At the ballet and over two dinners, Thatcher found herself debating not just Gorbachev but also his wife Raisa. Unlike the spouses of most world leaders, the Soviet First Lady has not hesitated to become a full participant in matters of substance. Indeed, her forthrightness, in sharp contrast to the manner of her predecessors, may yet prove troublesome for Gorbachev. Last week the New York Times reported that Raisa is the subject of an unflattering underground videotape that depicts her as a vain and extravagant clotheshorse given to stocking up on jewelry and other boutique luxuries during trips to the West. The evident purpose of the tape: to undermine Gorbachev's campaign for domestic reforms.

Thatcher drew large crowds during her sightseeing expeditions, including visits to an apartment complex in suburban Krylatskoye and a well-stocked supermarket, where the PM purchased a can of herring-like fish fillets called pilchards. The Prime Minister also met with Physicist Andrei Sakharov, the dissident leader who was allowed to return to Moscow four months ago from a seven-year exile in Gorky. Sakharov emphasized the importance of Gorbachev's social reforms to the prospects for world peace. Said he: "A more democratic, more open country is safer for the world as a whole."
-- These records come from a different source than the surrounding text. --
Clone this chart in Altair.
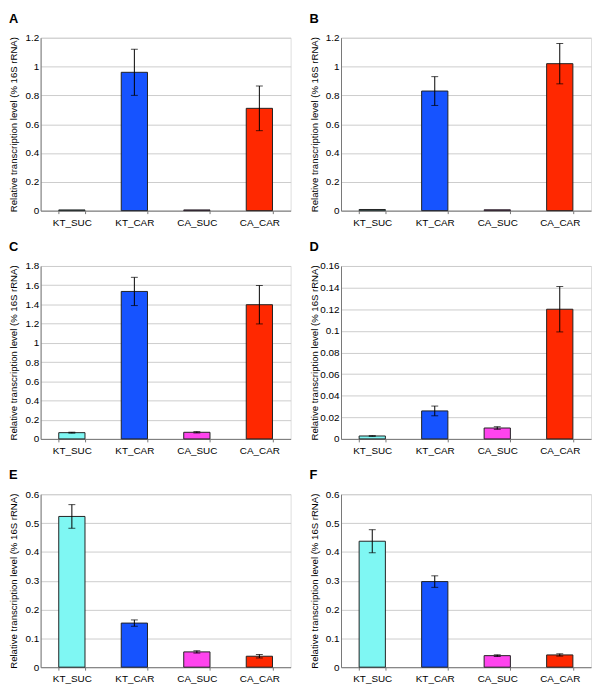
import altair as alt
import pandas as pd

categories = ["KT_SUC", "KT_CAR", "CA_SUC", "CA_CAR"]
bar_colors = ["#7ff7f3", "#1653ff", "#ff44ee", "#ff2800"]

panel_letters = ["A", "B", "C", "D", "E", "F"]

A_vals = [0.005, 0.96, 0.005, 0.71]
A_errs = [0.0, 0.16, 0.0, 0.155]
B_vals = [0.008, 0.83, 0.006, 1.02]
B_errs = [0.0, 0.10, 0.0, 0.14]
C_vals = [0.065, 1.535, 0.069, 1.397]
C_errs = [0.005, 0.147, 0.007, 0.20]
D_vals = [0.0027, 0.0259, 0.0101, 0.120]
D_errs = [0.0003, 0.0045, 0.0012, 0.021]
E_vals = [0.523, 0.153, 0.053, 0.038]
E_errs = [0.041, 0.011, 0.004, 0.006]
F_vals = [0.437, 0.297, 0.040, 0.0425]
F_errs = [0.040, 0.020, 0.003, 0.004]

y_max = [1.2, 1.2, 1.8, 0.16, 0.6, 0.6]
y_ticks = [
    [0, 0.2, 0.4, 0.6, 0.8, 1, 1.2],
    [0, 0.2, 0.4, 0.6, 0.8, 1, 1.2],
    [0, 0.2, 0.4, 0.6, 0.8, 1, 1.2, 1.4, 1.6, 1.8],
    [0, 0.02, 0.04, 0.06, 0.08, 0.1, 0.12, 0.14, 0.16],
    [0, 0.1, 0.2, 0.3, 0.4, 0.5, 0.6],
    [0, 0.1, 0.2, 0.3, 0.4, 0.5, 0.6],
]

all_vals = [A_vals, B_vals, C_vals, D_vals, E_vals, F_vals]
all_errs = [A_errs, B_errs, C_errs, D_errs, E_errs, F_errs]

y_title = "Relative transcription level (% 16S rRNA)"
FONT = "Liberation Sans"
W = 253
H = 175


def panel(letter, vals, errs, ymax, ticks):
    df = pd.DataFrame({
        "cat": categories,
        "val": vals,
        "lo": [v - e for v, e in zip(vals, errs)],
        "hi": [v + e for v, e in zip(vals, errs)],
        "err": errs,
    })
    xaxis = alt.Axis(labelAngle=0, labelFontSize=10, labelPadding=4,
                     tickBand="extent", tickSize=3, tickColor="#777777",
                     domainColor="#777777", labelColor="#000000", grid=False)
    xscale = alt.Scale(paddingInner=0.58, paddingOuter=0.29)
    xenc = alt.X("cat:N", sort=categories, title=None, scale=xscale, axis=xaxis)
    yscale = alt.Scale(domain=[0, ymax], nice=False, zero=True)
    yaxis = alt.Axis(values=ticks, format="~g", title=y_title, titleFontSize=9.7,
                     titleFontWeight="normal", titleColor="#000000",
                     labelFontSize=10, labelColor="#000000", labelPadding=2,
                     labelOverlap=False, labelFlush=False,
                     ticks=False, gridColor="#cccccc", domainColor="#777777",
                     minExtent=21, maxExtent=21, titlePadding=1)
    base = alt.Chart(df)
    bars = base.mark_bar(stroke="#222222", strokeWidth=1).encode(
        x=xenc,
        y=alt.Y("val:Q", scale=yscale, axis=yaxis, title=y_title),
        color=alt.Color("cat:N", scale=alt.Scale(domain=categories, range=bar_colors), legend=None),
    )
    errbase = base.transform_filter("datum.err > 0")
    rule = errbase.mark_rule(color="#000000", strokeWidth=1).encode(
        x=xenc,
        y=alt.Y("lo:Q", scale=yscale, axis=yaxis, title=y_title),
        y2="hi:Q",
    )
    cap_lo = errbase.mark_tick(color="#000000", size=7, thickness=1).encode(
        x=xenc,
        y=alt.Y("lo:Q", scale=yscale, axis=yaxis, title=y_title),
    )
    cap_hi = errbase.mark_tick(color="#000000", size=7, thickness=1).encode(
        x=xenc,
        y=alt.Y("hi:Q", scale=yscale, axis=yaxis, title=y_title),
    )
    return alt.layer(bars, rule, cap_lo, cap_hi).properties(
        width=W, height=H,
        title=alt.TitleParams(letter, anchor="start", frame="bounds", fontSize=13,
                              fontWeight="bold", font=FONT, offset=7, color="#000000"),
    )


panels = [panel(l, v, e, m, t) for l, v, e, m, t in
          zip(panel_letters, all_vals, all_errs, y_max, y_ticks)]

rows = [alt.hconcat(panels[i], panels[i + 1], spacing=17) for i in (0, 2, 4)]
chart = alt.vconcat(*rows, spacing=12).configure_view(
    stroke="#a9b7bf", strokeWidth=1
).configure_axis(
    labelFont=FONT, titleFont=FONT
).configure(padding=0)

chart.save("out.html", embed_options={"renderer": "svg", "actions": False})
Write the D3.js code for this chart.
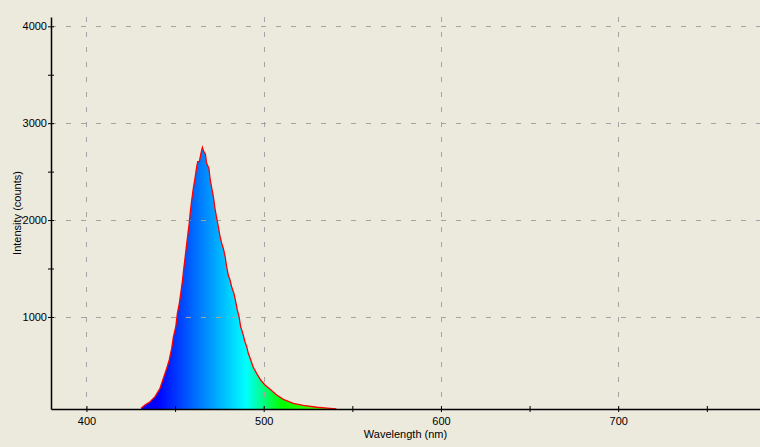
<!DOCTYPE html>
<html lang="en">
<head>
	<meta charset="utf-8">
	<script src="https://d3js.org/d3.v7.min.js"></script>
	<style>
		body { margin: 0; background: #ece9dd; }
		svg { display: block; }
		text { font-family: "Liberation Sans", Arial, sans-serif; font-size: 11px; fill: #000; }
	</style>
</head>
<body>
	<script type="text/javascript">

		var svgWidth = 760;
		var svgHeight = 447;

		// spectrum (wavelength in nm, intensity in counts)
		var wavelengths = [
			430.8, 433.0, 435.9, 438.7, 441.5, 443.4, 445.3, 446.7, 448.1, 449.0,
			450.4, 451.3, 452.4, 453.2, 454.1, 454.7, 455.6, 456.6, 457.5, 458.0,
			458.6, 459.4, 460.3, 461.4, 462.2, 462.8, 463.7, 464.6, 465.4, 466.2,
			467.1, 467.8, 469.1, 469.7, 470.7, 471.6, 472.5, 473.5, 474.4, 475.3,
			476.3, 477.2, 478.2, 479.1, 480.0, 481.0, 481.9, 483.2, 484.4, 485.1,
			486.1, 487.0, 488.2, 489.4, 490.4, 491.3, 492.7, 494.1, 496.0, 498.3,
			500.7, 503.6, 507.3, 511.1, 516.7, 522.3, 529.9, 537.4, 541.0
		];
		var counts = [
			57, 91, 125, 177, 264, 367, 470, 556, 676, 790,
			899, 1038, 1141, 1244, 1364, 1467, 1605, 1760, 1897, 1966,
			2086, 2207, 2328, 2448, 2551, 2603, 2603, 2689, 2751, 2706,
			2682, 2586, 2534, 2431, 2328, 2241, 2121, 2018, 1932, 1836,
			1760, 1709, 1629, 1519, 1433, 1381, 1312, 1244, 1141, 1072,
			1003, 899, 831, 744, 693, 625, 556, 480, 418, 349,
			298, 253, 194, 150, 109, 88, 68, 57, 50
		];

		var xMajorTicks = [400, 500, 600, 700];
		var xMinorTicks = [450, 550, 650, 750];
		var yMajorTicks = [1000, 2000, 3000, 4000];
		var yMinorTicks = [1500, 2500, 3500];

		var xTitle = "Wavelength (nm)";
		var yTitle = "Intensity (counts)";

		var plotLeft = 51, plotRight = 760, plotTop = 17, plotBottom = 409;

		var svg = d3.select("body")
			.append("svg")
			.attr("width", svgWidth)
			.attr("height", svgHeight);

		var x = d3.scaleLinear().domain([380, 780]).range([plotLeft, plotRight]);
		var y = d3.scaleLinear().domain([50, 4096]).range([plotBottom, plotTop]).clamp(true);

		var spectrum = wavelengths.map(function(w, i) { return {w: w, c: counts[i]}; });

		// colour ramp across the visible spectrum
		var rampStops = [
			{w: 440, color: "#0000ff"},
			{w: 490, color: "#00ffff"},
			{w: 510, color: "#00ff00"},
			{w: 580, color: "#ffff00"},
			{w: 645, color: "#ff0000"}
		];
		var grad = svg.append("defs").append("linearGradient")
			.attr("id", "spectrumFill")
			.attr("gradientUnits", "userSpaceOnUse")
			.attr("x1", x.range()[0]).attr("x2", x.range()[1])
			.attr("y1", 0).attr("y2", 0);
		grad.selectAll("stop")
			.data(rampStops)
			.enter()
			.append("stop")
				.attr("offset", function(d) { return (x(d.w) - plotLeft) / (plotRight - plotLeft); })
				.attr("stop-color", function(d) { return d.color; });

		// filled spectrum
		var area = d3.area()
			.x(function(d) { return x(d.w); })
			.y0(y(50))
			.y1(function(d) { return y(d.c); });

		svg.append("path")
			.datum(spectrum)
			.attr("fill", "url(#spectrumFill)")
			.attr("d", area);

		// dashed grid
		svg.append("g")
			.selectAll("line")
			.data(xMajorTicks)
			.enter()
			.append("line")
				.attr("x1", function(d) { return Math.round(x(d)) + 0.5; })
				.attr("x2", function(d) { return Math.round(x(d)) + 0.5; })
				.attr("y1", plotTop)
				.attr("y2", plotBottom)
				.attr("stroke", "#a3a3a3")
				.attr("stroke-dasharray", "5,10");

		svg.append("g")
			.selectAll("line")
			.data(yMajorTicks)
			.enter()
			.append("line")
				.attr("x1", plotLeft)
				.attr("x2", plotRight)
				.attr("y1", function(d) { return Math.round(y(d)) + 0.5; })
				.attr("y2", function(d) { return Math.round(y(d)) + 0.5; })
				.attr("stroke", "#a3a3a3")
				.attr("stroke-dasharray", "5,10");

		// red outline
		var line = d3.line()
			.x(function(d) { return x(d.w); })
			.y(function(d) { return y(d.c); });

		svg.append("path")
			.datum(spectrum)
			.attr("fill", "none")
			.attr("stroke", "#ff0000")
			.attr("stroke-width", 1.3)
			.attr("d", line);

		// axes
		var xAxis = svg.append("g")
			.attr("transform", "translate(0," + plotBottom + ")")
			.call(d3.axisBottom(x).tickValues(xMajorTicks).tickFormat(d3.format("d"))
				.tickSizeInner(3).tickSizeOuter(0).tickPadding(5));
		svg.append("g")
			.attr("transform", "translate(0," + plotBottom + ")")
			.call(d3.axisBottom(x).tickValues(xMinorTicks).tickSizeInner(3).tickSizeOuter(0).tickFormat(""))
			.select(".domain").remove();

		var yAxis = svg.append("g")
			.attr("transform", "translate(" + plotLeft + ",0)")
			.call(d3.axisLeft(y).tickValues(yMajorTicks).tickFormat(d3.format("d"))
				.tickSizeInner(3).tickSizeOuter(0).tickPadding(1));
		svg.append("g")
			.attr("transform", "translate(" + plotLeft + ",0)")
			.call(d3.axisLeft(y).tickValues(yMinorTicks).tickSizeInner(3).tickSizeOuter(0).tickFormat(""))
			.select(".domain").remove();

		// ticks cross the axis line
		svg.selectAll(".tick line").each(function() {
			var t = d3.select(this);
			if (t.attr("y2") !== null && +t.attr("y2") !== 0) t.attr("y1", -3);
			if (t.attr("x2") !== null && +t.attr("x2") !== 0) t.attr("x1", 3);
		});
		svg.selectAll(".domain").attr("stroke", "#000").attr("stroke-width", 1.5);
		svg.selectAll(".tick line").attr("stroke", "#000");
		xAxis.attr("font-family", null).attr("font-size", null);
		yAxis.attr("font-family", null).attr("font-size", null);

		// axis titles
		svg.append("text")
			.attr("x", (plotLeft + plotRight) / 2)
			.attr("y", 438)
			.attr("text-anchor", "middle")
			.text(xTitle);

		svg.append("text")
			.attr("transform", "translate(21," + 213 + ") rotate(-90)")
			.attr("text-anchor", "middle")
			.text(yTitle);

	</script>
</body>
</html>
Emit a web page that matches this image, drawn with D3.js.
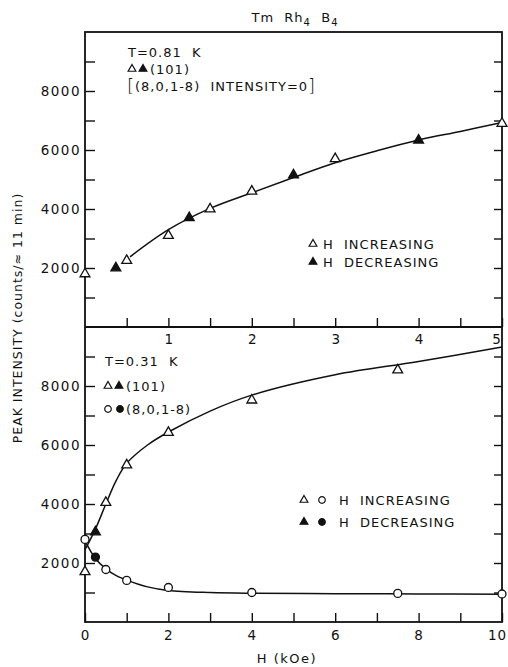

But perhaps the high point of the visit was a final 50-minute Thatcher press conference that was broadcast by Soviet TV in its entirety. Peppered with hostile questions from Soviet journalists, the Prime Minister gave far better than she got. She correctly informed viewers that the Soviet Union possesses numerical superiority over the West in intercontinental ballistic missiles, in intermediate-range and shorter-range rockets and in the total number of nuclear warheads -- matters that are never brought up by Soviet leaders. "Don't ignore what you are doing in the Soviet Union," she admonished one of her questioners, who grew more rattled by the moment. "We don't."

Thatcher emerged from her Moscow sojourn more convinced than ever that Gorbachev is "someone I can do business with," her description of him following their first meeting in 1984. Moreover, having spent more time with Gorbachev than any other Europern leader has, she seemed convinced that he is someone with whom the West can do business. That just may be the message Gorbachev wanted her to carry out of their long hours of debate.